> **Brief**: Leave out the pictures, and return only the lines running from the one that contains "Write the Apache ECharts code for this chart." to the one that contains "const barW = 45;", both included, exactly as they appear.

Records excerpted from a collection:
────────
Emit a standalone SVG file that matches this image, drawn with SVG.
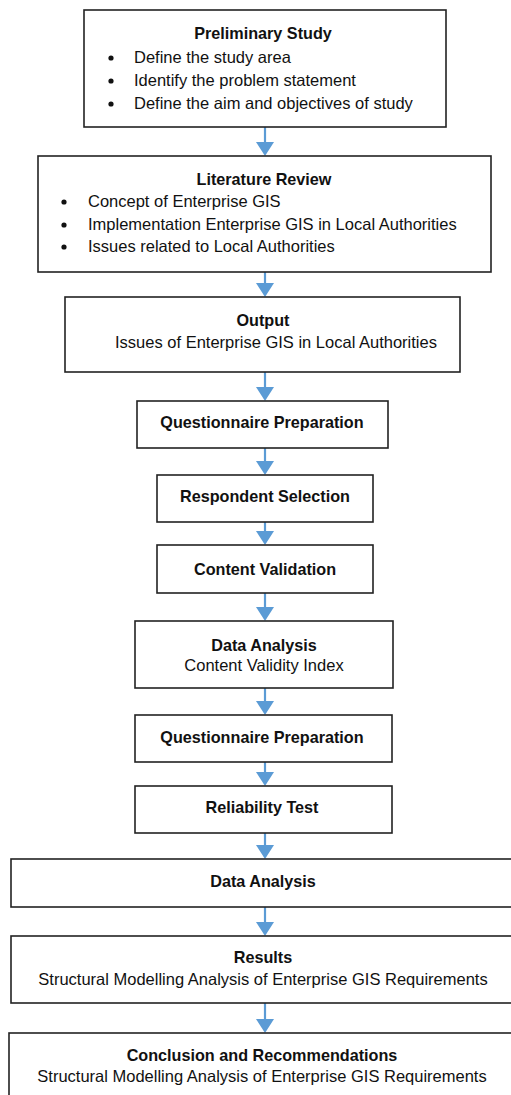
<svg xmlns="http://www.w3.org/2000/svg" width="511" height="1095" viewBox="0 0 511 1095">
<style>
.box{fill:#fff;stroke:#222;stroke-width:1.6}
.t{font-family:"Liberation Sans",Arial,sans-serif;font-size:16.5px;fill:#111}
.b{font-weight:bold;text-anchor:middle;font-size:16.2px}
.c{text-anchor:middle}
.sh{stroke:#5b9bd5;stroke-width:2.2;fill:none}
.hd{fill:#5b9bd5}
.dot{fill:#111}
</style>
<rect width="511" height="1095" fill="#fff"/>
<g id="connectors">
<line class="sh" x1="265" y1="127" x2="265" y2="143"/><polygon class="hd" points="256,142 274,142 265,156"/>
<line class="sh" x1="265" y1="272" x2="265" y2="284"/><polygon class="hd" points="256,283 274,283 265,297"/>
<line class="sh" x1="265" y1="372" x2="265" y2="388"/><polygon class="hd" points="256,387 274,387 265,401"/>
<line class="sh" x1="265" y1="448" x2="265" y2="462"/><polygon class="hd" points="256,461 274,461 265,475"/>
<line class="sh" x1="265" y1="522" x2="265" y2="532"/><polygon class="hd" points="256,531 274,531 265,545"/>
<line class="sh" x1="265" y1="593" x2="265" y2="608"/><polygon class="hd" points="256,607 274,607 265,621"/>
<line class="sh" x1="265" y1="688" x2="265" y2="702"/><polygon class="hd" points="256,701 274,701 265,715"/>
<line class="sh" x1="265" y1="762" x2="265" y2="773"/><polygon class="hd" points="256,772 274,772 265,786"/>
<line class="sh" x1="265" y1="833" x2="265" y2="846"/><polygon class="hd" points="256,845 274,845 265,859"/>
<line class="sh" x1="265" y1="907" x2="265" y2="923"/><polygon class="hd" points="256,922 274,922 265,936"/>
<line class="sh" x1="265" y1="1003" x2="265" y2="1020"/><polygon class="hd" points="256,1019 274,1019 265,1033"/>
</g>
<g id="preliminary">
<rect class="box" x="84" y="10" width="362" height="117"/>
<text class="t b" x="263" y="39">Preliminary Study</text>
<circle class="dot" cx="111" cy="58" r="2.6"/><text class="t" x="134" y="63">Define the study area</text>
<circle class="dot" cx="111" cy="81" r="2.6"/><text class="t" x="134" y="86">Identify the problem statement</text>
<circle class="dot" cx="111" cy="104" r="2.6"/><text class="t" x="134" y="109">Define the aim and objectives of study</text>
</g>
<g id="literature">
<rect class="box" x="38" y="156" width="453" height="116"/>
<text class="t b" x="264" y="185">Literature Review</text>
<circle class="dot" cx="64" cy="202" r="2.6"/><text class="t" x="88" y="207">Concept of Enterprise GIS</text>
<circle class="dot" cx="64" cy="225" r="2.6"/><text class="t" x="88" y="230">Implementation Enterprise GIS in Local Authorities</text>
<circle class="dot" cx="64" cy="247" r="2.6"/><text class="t" x="88" y="252">Issues related to Local Authorities</text>
</g>
<g id="output">
<rect class="box" x="65" y="297" width="395" height="75"/>
<text class="t b" x="263" y="326">Output</text>
<text class="t c" x="276" y="348">Issues of Enterprise GIS in Local Authorities</text>
</g>
<g id="questionnaire1">
<rect class="box" x="137" y="401" width="251" height="47"/>
<text class="t b" x="262" y="428">Questionnaire Preparation</text>
</g>
<g id="respondent">
<rect class="box" x="157" y="475" width="216" height="47"/>
<text class="t b" x="265" y="502">Respondent Selection</text>
</g>
<g id="content-validation">
<rect class="box" x="157" y="545" width="216" height="48"/>
<text class="t b" x="265" y="575">Content Validation</text>
</g>
<g id="data-analysis1">
<rect class="box" x="135" y="621" width="258" height="67"/>
<text class="t b" x="264" y="651">Data Analysis</text>
<text class="t c" x="264" y="671">Content Validity Index</text>
</g>
<g id="questionnaire2">
<rect class="box" x="135" y="715" width="257" height="47"/>
<text class="t b" x="262" y="743">Questionnaire Preparation</text>
</g>
<g id="reliability">
<rect class="box" x="135" y="786" width="257" height="47"/>
<text class="t b" x="262" y="813">Reliability Test</text>
</g>
<g id="data-analysis2">
<rect class="box" x="11" y="859" width="520" height="48"/>
<text class="t b" x="263" y="887">Data Analysis</text>
</g>
<g id="results">
<rect class="box" x="11" y="936" width="520" height="67"/>
<text class="t b" x="263" y="963">Results</text>
<text class="t c" x="263" y="985">Structural Modelling Analysis of Enterprise GIS Requirements</text>
</g>
<g id="conclusion">
<rect class="box" x="9" y="1033" width="522" height="80"/>
<text class="t b" x="262" y="1061">Conclusion and Recommendations</text>
<text class="t c" x="262" y="1082">Structural Modelling Analysis of Enterprise GIS Requirements</text>
</g>
</svg>
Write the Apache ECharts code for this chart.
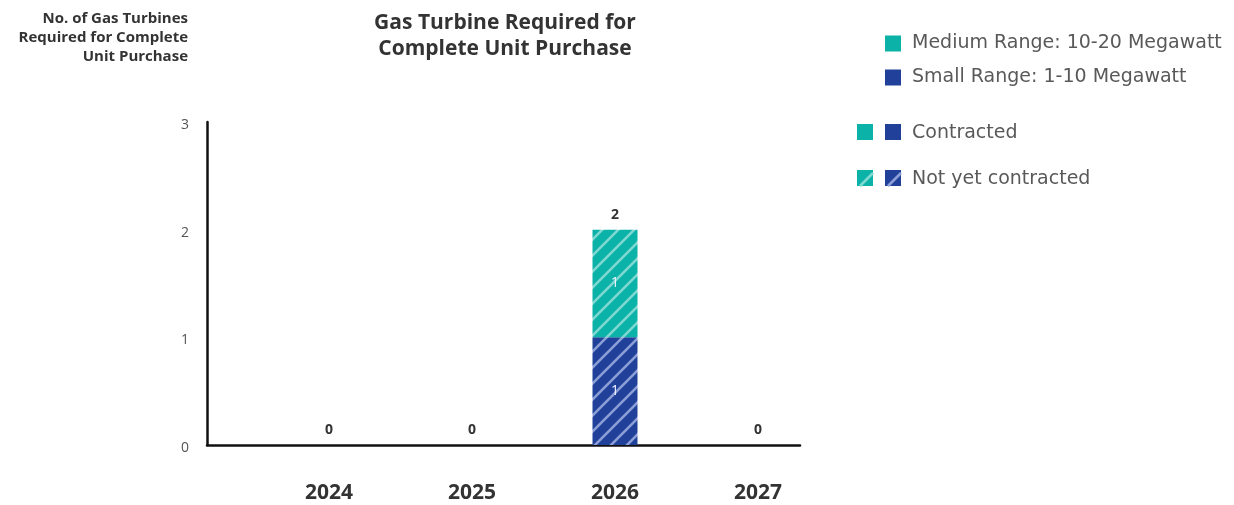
<!DOCTYPE html>
<html><head><meta charset="utf-8">
<script src="https://cdn.jsdelivr.net/npm/echarts@6/dist/echarts.min.js"></script>
<style>html,body{margin:0;padding:0;background:#fff}#c{width:1234px;height:505px}</style>
</head><body><div id="c"></div>
<script>
const years = ['2024', '2025', '2026', '2027'];
const smallContracted = [0, 0, 0, 0];
const smallNotContracted = [0, 0, 1, 0];
const mediumContracted = [0, 0, 0, 0];
const mediumNotContracted = [0, 0, 1, 0];

const TEAL = '#0bb2a7', BLUE = '#21409a';
const FONT = '"Open Sans", Lato, sans-serif';
const LFONT = '"DejaVu Sans", "Open Sans", sans-serif';

function hatch(base, stripe) {
  const s = 16, c = document.createElement('canvas');
  c.width = s; c.height = s;
  const g = c.getContext('2d');
  g.fillStyle = base; g.fillRect(0, 0, s, s);
  g.strokeStyle = stripe; g.lineWidth = 2.6;
  g.beginPath();
  g.moveTo(-2, s + 2); g.lineTo(s + 2, -2);
  g.moveTo(-2, 2); g.lineTo(2, -2);
  g.moveTo(s - 2, s + 2); g.lineTo(s + 2, s - 2);
  g.stroke();
  return { image: c, repeat: 'repeat' };
}
const tealHatch = hatch(TEAL, '#7fd8d1');
const blueHatch = hatch(BLUE, '#8c9fd6');

const totals = years.map((_, i) => smallContracted[i] + smallNotContracted[i] + mediumContracted[i] + mediumNotContracted[i]);

const innerLabel = {
  show: true, position: 'inside', color: '#eef4ff', fontFamily: FONT, fontSize: 14,
  formatter: p => p.value ? String(p.value) : ''
};
const barW = 45;

const chart = echarts.init(document.getElementById('c'), null, { renderer: 'canvas' });
chart.setOption({
  animation: false,
  textStyle: { fontFamily: FONT },
  title: {
    text: 'Gas Turbine Required for\nComplete Unit Purchase',
    left: 500, top: 5, textAlign: 'center',
    textStyle: { fontFamily: FONT, fontSize: 21, fontWeight: 'bold', color: '#333', lineHeight: 26 }
  },
  legend: {
    orient: 'vertical', left: 885, top: 34, itemWidth: 16, itemHeight: 16, itemGap: 15, padding: 0,
    selectedMode: false,
    textStyle: { fontFamily: LFONT, fontSize: 19, color: '#595959', padding: [0, 0, 0, 6] },
    data: [
      { name: 'Medium Range: 10-20 Megawatt', icon: 'rect', itemStyle: { color: TEAL } },
      { name: 'Small Range: 1-10 Megawatt', icon: 'rect', itemStyle: { color: BLUE } }
    ]
  },
  graphic: [
    { type: 'text', x: 188, y: 9, style: { text: 'No. of Gas Turbines\nRequired for Complete\nUnit Purchase', align: 'right', verticalAlign: 'top', fill: '#333', font: 'bold 15px ' + FONT, lineHeight: 19 } },
    { type: 'rect', shape: { x: 857, y: 124, width: 16, height: 16 }, style: { fill: TEAL } },
    { type: 'rect', shape: { x: 885, y: 124, width: 16, height: 16 }, style: { fill: BLUE } },
    { type: 'text', x: 912, y: 133, style: { text: 'Contracted', verticalAlign: 'middle', fill: '#595959', font: '19px ' + LFONT } },
    { type: 'rect', shape: { x: 857, y: 170, width: 16, height: 16 }, style: { fill: TEAL } },
    { type: 'line', shape: { x1: 860, y1: 186, x2: 873, y2: 173 }, style: { stroke: '#7fd8d1', lineWidth: 2.6 } },
    { type: 'rect', shape: { x: 885, y: 170, width: 16, height: 16 }, style: { fill: BLUE } },
    { type: 'line', shape: { x1: 888, y1: 186, x2: 901, y2: 173 }, style: { stroke: '#8c9fd6', lineWidth: 2.6 } },
    { type: 'text', x: 912, y: 179, style: { text: 'Not yet contracted', verticalAlign: 'middle', fill: '#595959', font: '19px ' + LFONT } }
  ],
  grid: [
    { left: 257.5, top: 122, width: 572, bottom: 60, containLabel: false },
    { left: 207, top: 122, width: 593, bottom: 60, containLabel: false }
  ],
  xAxis: [
    { type: 'category', gridIndex: 0, data: years,
      axisLine: { show: false }, axisTick: { show: false },
      axisLabel: { margin: 38, color: '#333', fontSize: 21, fontWeight: 'bold', fontFamily: FONT } },
    { type: 'value', gridIndex: 1, min: 0, max: 1, show: true, splitLine: { show: false },
      axisLine: { show: true, lineStyle: { color: '#111', width: 2.5 } },
      axisTick: { show: false }, axisLabel: { show: false } }
  ],
  yAxis: [
    { type: 'value', gridIndex: 0, min: 0, max: 3, interval: 1, show: false, splitLine: { show: false } },
    { type: 'value', gridIndex: 1, min: 0, max: 3, interval: 1,
      splitLine: { show: false },
      axisLine: { show: true, lineStyle: { color: '#111', width: 2.5 } },
      axisTick: { show: false },
      axisLabel: { margin: 18, color: '#555', fontSize: 14, fontFamily: FONT,
        formatter: v => '{a|' + v + '}',
        rich: { a: { fontSize: 14, color: '#555', fontFamily: FONT, padding: [6, 0, 0, 0] } } } }
  ],
  series: [
    { name: 'Small Contracted', type: 'bar', stack: 's', barWidth: barW, data: smallContracted, itemStyle: { color: BLUE }, label: innerLabel },
    { name: 'Small Range: 1-10 Megawatt', type: 'bar', stack: 's', barWidth: barW, data: smallNotContracted, itemStyle: { color: blueHatch }, label: innerLabel },
    { name: 'Medium Contracted', type: 'bar', stack: 's', barWidth: barW, data: mediumContracted, itemStyle: { color: TEAL }, label: innerLabel },
    { name: 'Medium Range: 10-20 Megawatt', type: 'bar', stack: 's', barWidth: barW, data: mediumNotContracted, itemStyle: { color: tealHatch }, label: innerLabel },
    { name: 'Total', type: 'bar', stack: 's', barWidth: barW, data: years.map(() => 0),
      itemStyle: { color: 'transparent' },
      label: { show: true, position: 'top', distance: 8, color: '#333', fontWeight: 'bold', fontSize: 14, fontFamily: FONT,
        formatter: p => String(totals[p.dataIndex]) } }
  ]
});
</script></body></html>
────────
> **Task answer**:
Write the Apache ECharts code for this chart.
<!DOCTYPE html>
<html><head><meta charset="utf-8">
<script src="https://cdn.jsdelivr.net/npm/echarts@6/dist/echarts.min.js"></script>
<style>html,body{margin:0;padding:0;background:#fff}#c{width:1234px;height:505px}</style>
</head><body><div id="c"></div>
<script>
const years = ['2024', '2025', '2026', '2027'];
const smallContracted = [0, 0, 0, 0];
const smallNotContracted = [0, 0, 1, 0];
const mediumContracted = [0, 0, 0, 0];
const mediumNotContracted = [0, 0, 1, 0];

const TEAL = '#0bb2a7', BLUE = '#21409a';
const FONT = '"Open Sans", Lato, sans-serif';
const LFONT = '"DejaVu Sans", "Open Sans", sans-serif';

function hatch(base, stripe) {
  const s = 16, c = document.createElement('canvas');
  c.width = s; c.height = s;
  const g = c.getContext('2d');
  g.fillStyle = base; g.fillRect(0, 0, s, s);
  g.strokeStyle = stripe; g.lineWidth = 2.6;
  g.beginPath();
  g.moveTo(-2, s + 2); g.lineTo(s + 2, -2);
  g.moveTo(-2, 2); g.lineTo(2, -2);
  g.moveTo(s - 2, s + 2); g.lineTo(s + 2, s - 2);
  g.stroke();
  return { image: c, repeat: 'repeat' };
}
const tealHatch = hatch(TEAL, '#7fd8d1');
const blueHatch = hatch(BLUE, '#8c9fd6');

const totals = years.map((_, i) => smallContracted[i] + smallNotContracted[i] + mediumContracted[i] + mediumNotContracted[i]);

const innerLabel = {
  show: true, position: 'inside', color: '#eef4ff', fontFamily: FONT, fontSize: 14,
  formatter: p => p.value ? String(p.value) : ''
};
const barW = 45;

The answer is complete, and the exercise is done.